It's reading the metadata from disk here. So, there are always still
exactly two 'stripe' structs inside the chunk item data.

Hans
David Sterba Feb. 15, 2019, 3:20 p.m. UTC | #8
On Thu, Feb 14, 2019 at 05:21:54PM +0100, Johannes Thumshirn wrote:
> On 13/02/2019 15:32, Hans van Kranenburg wrote:
> [...]
> 
> >> +++ b/fs/btrfs/volumes.c
> >> @@ -6794,7 +6794,7 @@ static int btrfs_check_chunk_valid(struct btrfs_fs_info *fs_info,
> >>  	    (type & BTRFS_BLOCK_GROUP_RAID1 && num_stripes < 1) ||
> >>  	    (type & BTRFS_BLOCK_GROUP_RAID5 && num_stripes < 2) ||
> >>  	    (type & BTRFS_BLOCK_GROUP_RAID6 && num_stripes < 3) ||
> >> -	    (type & BTRFS_BLOCK_GROUP_DUP && num_stripes > 2) ||
> >> +	    (type & BTRFS_BLOCK_GROUP_DUP && num_stripes != 2) ||
> >>  	    ((type & BTRFS_BLOCK_GROUP_PROFILE_MASK) == 0 &&
> >>  	     num_stripes != 1)) {
> >>  		btrfs_err(fs_info,
> >>
> > 
> > It looks like the RAID1 check has a similar problem.

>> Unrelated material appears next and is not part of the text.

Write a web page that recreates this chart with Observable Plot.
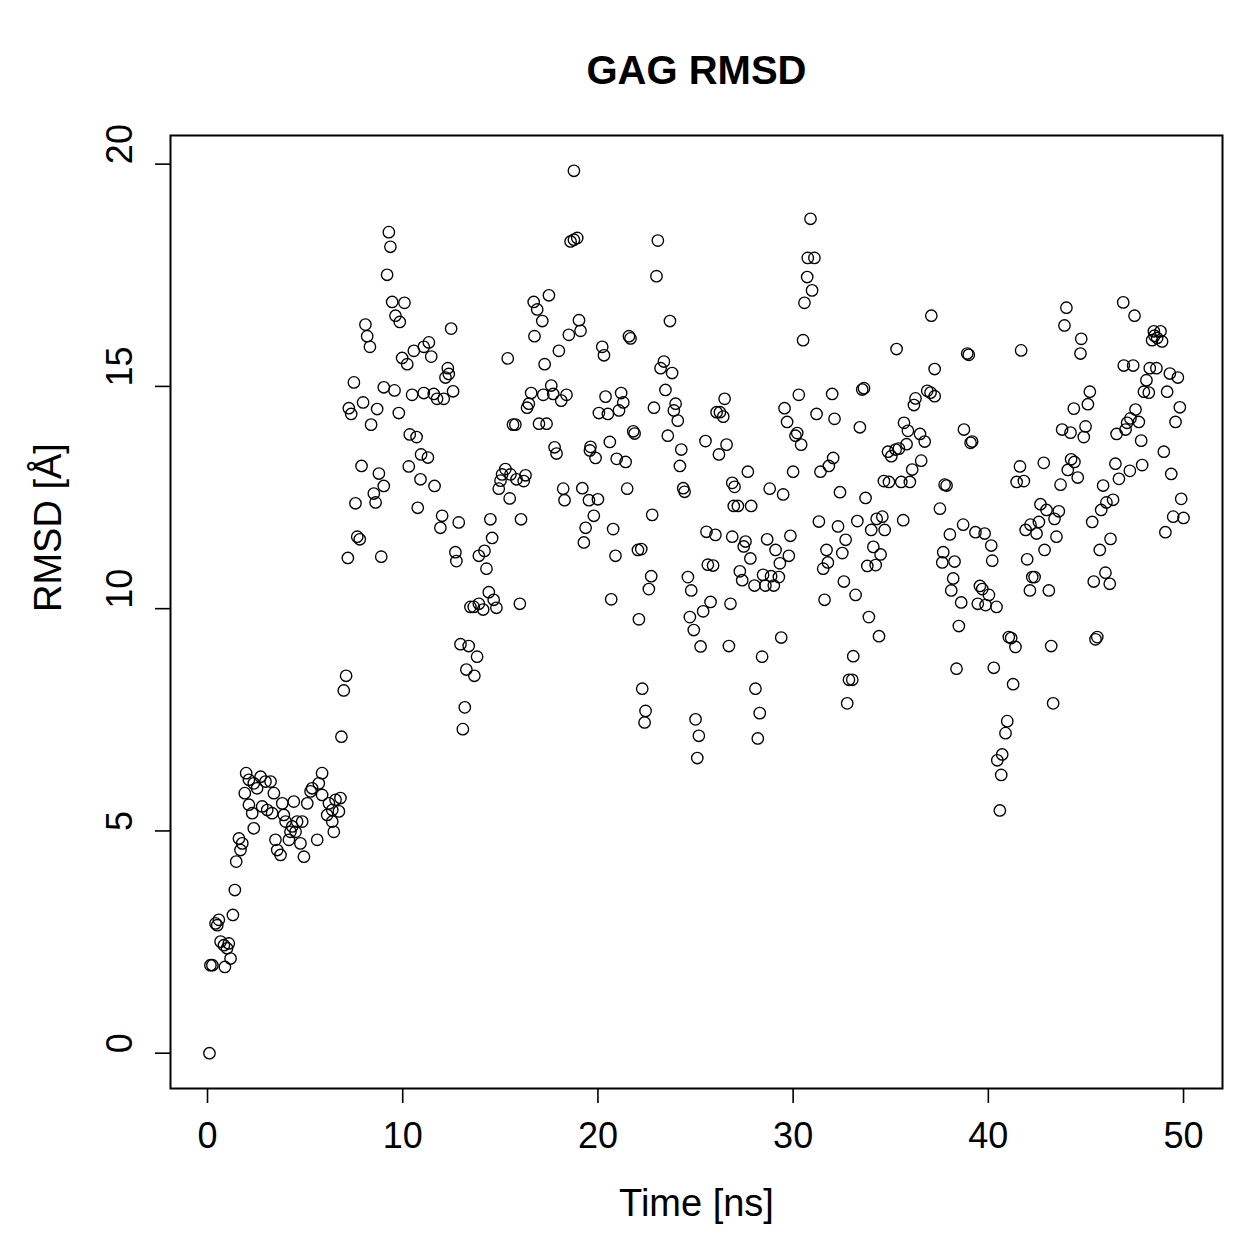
<!DOCTYPE html>
<html>
<head>
<meta charset="utf-8">
<script src="https://cdn.jsdelivr.net/npm/d3@7"></script>
<script src="https://cdn.jsdelivr.net/npm/@observablehq/plot@0.6"></script>
<style>
  html, body { margin: 0; padding: 0; background: #fff; }
  svg { display: block; }
</style>
</head>
<body>
<div id="chart"></div>
<script>
const chartTitle = "GAG RMSD";
const xLabel = "Time [ns]";
const yLabel = "RMSD [Å]";
const xTicks = [0, 10, 20, 30, 40, 50];
const yTicks = [0, 5, 10, 15, 20];

// Simulation time (ns) of each RMSD sample
const time = [
  0.1,0.15,0.25,0.89,1.18,0.67,0.84,1.09,1.0,0.41, 0.58,0.5,1.30,1.40,1.47,1.69,1.78,1.61,2.37,2.29,
  2.12,1.91,1.98,2.12,2.37,2.54,2.72,2.97,3.23,3.40, 2.80,3.06,3.31,3.83,3.91,4.0,4.42,4.34,4.59,4.85,
  4.25,4.51,4.17,3.48,3.57,3.74,4.76,4.94,5.62,5.11, 5.28,5.36,5.70,5.87,5.87,6.22,6.13,6.39,6.56,6.81,
  6.73,6.39,6.47,7.10,6.98,6.86,
  9.29,9.37,9.20,9.46,10.09,9.63,9.85,8.09,8.18,8.32, 9.97,10.23,10.57,11.08,11.34,11.46,7.50,9.03,9.58,10.48,
  11.08,11.59,7.24,7.36,7.97,8.69,8.38,9.80,10.36,10.71, 10.94,11.29,10.31,7.89,8.78,9.03,8.52,8.61,7.58,10.91,
  10.77,7.67,7.80,7.19,8.90,11.63,
  16.71,16.75,12.48,15.38,12.31,12.36,12.19,12.58,11.76,12.10, 16.58,16.46,16.37,15.65,15.77,15.26,15.09,15.01,14.92,15.52,
  15.83,16.29,16.20,15.48,16.06,12.02,11.93,12.87,14.49,14.58, 12.70,12.75,13.90,14.19,14.29,14.41,14.66,13.90,13.47,13.64,
  14.12,14.80,16.00,12.96,13.38,13.81,13.26,13.67,13.18,13.08,
  18.77,18.60,18.77,18.94,17.49,16.89,17.15,19.03,19.11,18.51, 18.00,17.27,20.22,20.31,21.59,21.67,17.20,17.61,17.71,18.12,
  18.39,16.98,17.37,20.39,21.19,21.30,21.08,20.51,20.05,21.81, 21.88,17.78,17.88,19.62,19.59,19.88,20.61,20.96,21.42,21.50,
  18.22,18.29,19.20,19.54,20.0,19.79,19.37,19.28,20.78,20.90, 20.68,
  23.07,23.0,23.69,23.38,23.21,23.80,23.46,22.87,23.98,23.89, 24.09,23.58,24.27,24.20,24.37,24.44,22.78,22.05,22.22,22.73,
  22.61,22.10,25.56,26.02,26.88,25.63,25.90,24.61,24.78,25.77, 25.39,24.71,24.91,25.26,26.71,26.79,22.27,22.44,22.39,25.0,
  25.17,25.09,26.49,26.08,26.25,26.42,25.51,26.59,26.20,26.88, 27.0,26.96,
  30.89,30.75,31.09,30.72,30.97,30.58,30.51,30.29,29.56,29.69, 31.20,32.0,32.12,30.12,30.21,30.41,30.0,27.68,28.80,29.49,
  31.40,31.83,32.05,27.17,27.85,27.56,27.47,27.81,27.27,27.39, 28.67,29.10,29.32,28.87,28.46,29.27,28.58,29.01,28.02,29.86,
  29.78,29.39,28.41,28.07,28.29,28.19,31.32,31.71,31.78,31.54, 31.61,
  37.08,35.30,37.25,33.54,33.63,33.42,36.27,36.19,36.87,37.04, 37.25,35.68,35.88,36.50,36.74,35.81,35.42,34.86,35.03,35.25,
  36.56,36.10,35.98,34.65,34.91,35.54,32.40,33.71,32.30,32.69, 32.52,33.29,34.28,34.57,34.0,34.69,35.64,34.11,34.48,33.80,
  34.23,32.60,33.20,33.88,34.40,33.08,32.86,33.03,32.77,
  38.92,39.0,41.68,38.75,39.17,39.09,37.76,37.86,37.52,41.62, 41.45,41.82,38.71,39.34,39.81,40.15,40.20,38.03,37.69,37.64,
  38.27,38.20,38.10,38.61,39.57,39.69,40.03,39.46,39.86,40.42, 38.49,41.05,41.17,41.39,38.37,40.28,41.27,40.97,40.88,40.71,
  40.46,40.66,40.59,41.91,42.16,41.99,42.25,42.13,42.37,
  44.0,43.90,44.76,44.72,45.20,45.10,44.38,43.78,44.21,44.98, 44.89,46.57,42.84,44.24,44.41,44.07,44.58,43.70,46.51,46.69,
  45.88,46.05,46.39,45.78,45.32,42.67,42.98,43.61,43.39,42.59, 42.47,43.49,42.88,45.71,46.26,43.10,45.40,46.0,46.22,45.58,
  45.49,43.22,43.32,
  46.91,47.49,48.48,48.82,48.39,48.65,48.90,48.51,46.94,47.42, 48.27,48.61,49.30,49.71,48.10,47.97,48.22,49.16,49.81,49.59,
  47.54,47.71,47.28,47.11,47.03,47.83,48.99,47.88,47.25,49.37, 49.88,49.47,50.0,49.07
];

// RMSD (Å) of each sample, same order as time
const rmsd = [
  0.0,1.98,1.98,1.94,2.13,2.51,2.43,2.47,2.36,2.92, 3.0,2.88,3.11,3.67,4.31,4.57,4.72,4.83,5.06,5.40,
  5.59,5.85,6.30,6.15,6.07,5.96,6.22,6.11,6.11,5.85, 5.55,5.47,5.40,5.62,5.36,5.21,5.66,5.10,5.21,5.21,
  4.98,4.98,4.80,4.80,4.57,4.46,4.72,4.42,4.80,5.62, 5.89,5.96,6.07,6.30,5.81,5.62,5.36,5.47,5.70,5.74,
  5.44,5.21,4.98,8.49,8.16,7.12,
  18.47,18.14,17.51,16.90,16.88,16.59,16.45,16.39,16.13,15.89, 15.64,15.50,15.80,15.89,15.99,15.67,15.09,14.98,14.91,14.81,
  14.85,14.83,14.51,14.38,14.64,14.49,14.14,14.40,13.92,13.86, 13.47,13.40,13.20,13.21,13.04,12.76,12.59,12.39,12.37,12.91,
  12.27,11.62,11.56,11.14,11.17,12.76,
  16.90,16.13,16.30,15.63,15.41,15.28,15.20,14.89,14.72,14.72, 14.85,14.61,14.52,14.14,14.14,13.14,13.02,12.88,12.70,13.02,
  12.91,13.0,12.87,12.48,12.01,12.09,11.82,11.94,12.01,11.59, 11.27,11.07,11.19,11.30,10.90,10.37,10.20,10.11,10.04,10.04,
  9.98,10.02,10.11,9.20,9.16,8.92,8.63,8.49,7.78,7.29,
  19.85,18.26,18.30,18.34,17.05,16.73,16.47,16.49,16.25,16.16, 15.80,15.50,15.89,15.70,16.13,16.08,14.81,15.02,14.83,14.68,
  14.81,14.16,14.16,14.77,14.85,14.64,14.46,14.38,14.40,13.99, 13.94,13.63,13.49,13.64,13.56,13.39,13.75,13.37,13.30,12.70,
  12.70,12.44,12.71,12.44,12.46,12.09,11.82,11.49,11.79,11.19, 10.21,
  18.28,17.48,16.47,15.56,15.41,15.30,14.92,14.52,14.61,14.46, 14.23,13.89,13.58,13.21,12.71,12.63,12.11,11.32,11.34,10.73,
  10.44,9.76,11.73,11.66,11.62,10.99,10.97,10.71,10.41,10.15, 9.94,9.81,9.52,9.15,9.16,10.11,8.20,7.70,7.44,7.51,
  7.14,6.64,14.72,14.42,14.42,14.32,13.77,13.69,13.47,12.83, 12.74,12.31,
  18.77,17.89,17.89,17.46,17.16,16.88,16.04,14.81,14.51,14.20, 14.38,14.83,14.27,13.89,13.95,13.69,13.08,13.08,12.70,12.57,
  13.08,13.21,13.39,12.31,12.31,11.51,11.40,11.13,10.84,10.64, 11.56,11.32,11.02,10.73,10.76,10.71,10.52,10.52,10.52,11.64,
  11.19,9.35,8.92,8.20,7.65,7.08,11.96,11.32,11.04,10.90, 10.20,
  16.59,15.84,15.39,14.93,14.96,14.08,14.73,14.58,14.90,14.86, 14.78,14.18,14.0,13.93,13.76,13.70,13.60,13.53,13.43,13.58,
  13.33,13.13,12.85,12.87,12.85,12.85,12.62,12.49,11.85,11.55, 11.25,11.97,12.02,12.07,11.77,11.77,11.99,11.39,11.22,10.96,
  10.98,10.61,10.31,9.81,9.38,8.93,8.40,8.40,7.87,
  15.74,15.71,15.81,14.03,13.76,13.73,12.79,12.77,12.25,13.20, 12.85,12.87,11.89,11.72,11.69,11.42,11.08,11.67,11.27,11.04,
  11.06,10.68,10.41,10.14,10.51,10.44,10.31,10.11,10.08,10.04, 9.61,9.36,9.34,9.14,8.65,8.67,8.30,7.47,7.20,6.72,
  6.59,6.26,5.46,11.77,11.89,11.11,10.71,10.41,10.71,
  16.77,16.37,16.07,15.74,14.88,14.60,14.50,14.03,13.96,14.10, 13.86,13.93,13.28,13.36,13.30,13.12,12.95,12.79,13.26,12.92,
  12.77,12.39,12.45,12.22,11.95,12.35,12.22,12.19,12.02,11.95, 11.69,11.62,11.32,11.32,11.57,10.41,10.61,10.81,10.56,9.36,
  9.31,9.16,7.87,
  16.89,16.59,16.24,16.24,16.04,16.09,16.01,16.14,15.47,15.47, 15.41,15.41,15.29,15.20,15.14,14.88,14.86,14.88,14.53,14.20,
  14.48,14.20,14.28,14.18,14.03,13.78,13.53,13.23,13.10,13.03, 12.47,12.07,12.04,11.72
];

const samples = time.map((t, i) => ({time: t, rmsd: rmsd[i]}));
if (time.length !== rmsd.length) console.warn("time/rmsd length mismatch", time.length, rmsd.length);

// Axis ranges padded by 4% of the data span on each side
const pad = ([lo, hi]) => [lo - (hi - lo) * 0.04, hi + (hi - lo) * 0.04];
const xDomain = pad(d3.extent(time));
const yDomain = pad(d3.extent(rmsd));

const font = "'Liberation Sans', Arial, Helvetica, sans-serif";

const chart = Plot.plot({
  width: 1259,
  height: 1259,
  marginLeft: 170,
  marginRight: 37,
  marginTop: 135,
  marginBottom: 171,
  style: {fontFamily: font, fontSize: "36px", color: "#000", background: "#fff", overflow: "visible"},
  x: {domain: xDomain},
  y: {domain: yDomain},
  marks: [
    Plot.frame({stroke: "#000", strokeWidth: 2}),
    Plot.dot(samples, {x: "time", y: "rmsd", r: 5.7, stroke: "#000", strokeWidth: 1.35, fill: "none"}),
    Plot.axisX({ticks: xTicks, tickSize: 15, tickPadding: 19, tickFormat: d => `${d}`, label: null, fontSize: 36, strokeWidth: 1.6}),
    Plot.axisY({ticks: yTicks, tickSize: 15, tickFormat: () => "", label: null, strokeWidth: 1.6}),
    Plot.text(yTicks, {frameAnchor: "left", y: d => d, text: d => `${d}`, rotate: -90, dx: -50, fontSize: 36}),
    Plot.text([chartTitle], {frameAnchor: "top", text: d => d, dy: -80, fontWeight: "bold", fontSize: 40}),
    Plot.text([xLabel], {frameAnchor: "bottom", text: d => d, dy: 127, fontSize: 38}),
    Plot.text([yLabel], {frameAnchor: "left", text: d => d, rotate: -90, dx: -122, fontSize: 38})
  ]
});

document.getElementById("chart").appendChild(chart);
</script>
</body>
</html>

Shouldn't that
> > check also be != 2 ?
> 
> So looking at the code again I think num_stripes == 1 for RAID1 will
> result in the same division by 0 in calc_stripe_length().
> 
> I'll send a patch for RAID1 as well unless David speaks up and says he
> wants it amended in this one.

If the explanation and cause is the same, it's ok to put it into one
patch I think, but no strong preference here.
diff mbox series

Patch

diff --git a/fs/btrfs/volumes.c b/fs/btrfs/volumes.c
index 03f223aa7194..b40cc7c830f4 100644
--- a/fs/btrfs/volumes.c
+++ b/fs/btrfs/volumes.c
@@ -6794,7 +6794,7 @@  static int btrfs_check_chunk_valid(struct btrfs_fs_info *fs_info,
 	    (type & BTRFS_BLOCK_GROUP_RAID1 && num_stripes < 1) ||
 	    (type & BTRFS_BLOCK_GROUP_RAID5 && num_stripes < 2) ||
 	    (type & BTRFS_BLOCK_GROUP_RAID6 && num_stripes < 3) ||
-	    (type & BTRFS_BLOCK_GROUP_DUP && num_stripes > 2) ||
+	    (type & BTRFS_BLOCK_GROUP_DUP && num_stripes != 2) ||
 	    ((type & BTRFS_BLOCK_GROUP_PROFILE_MASK) == 0 &&
 	     num_stripes != 1)) {
 		btrfs_err(fs_info,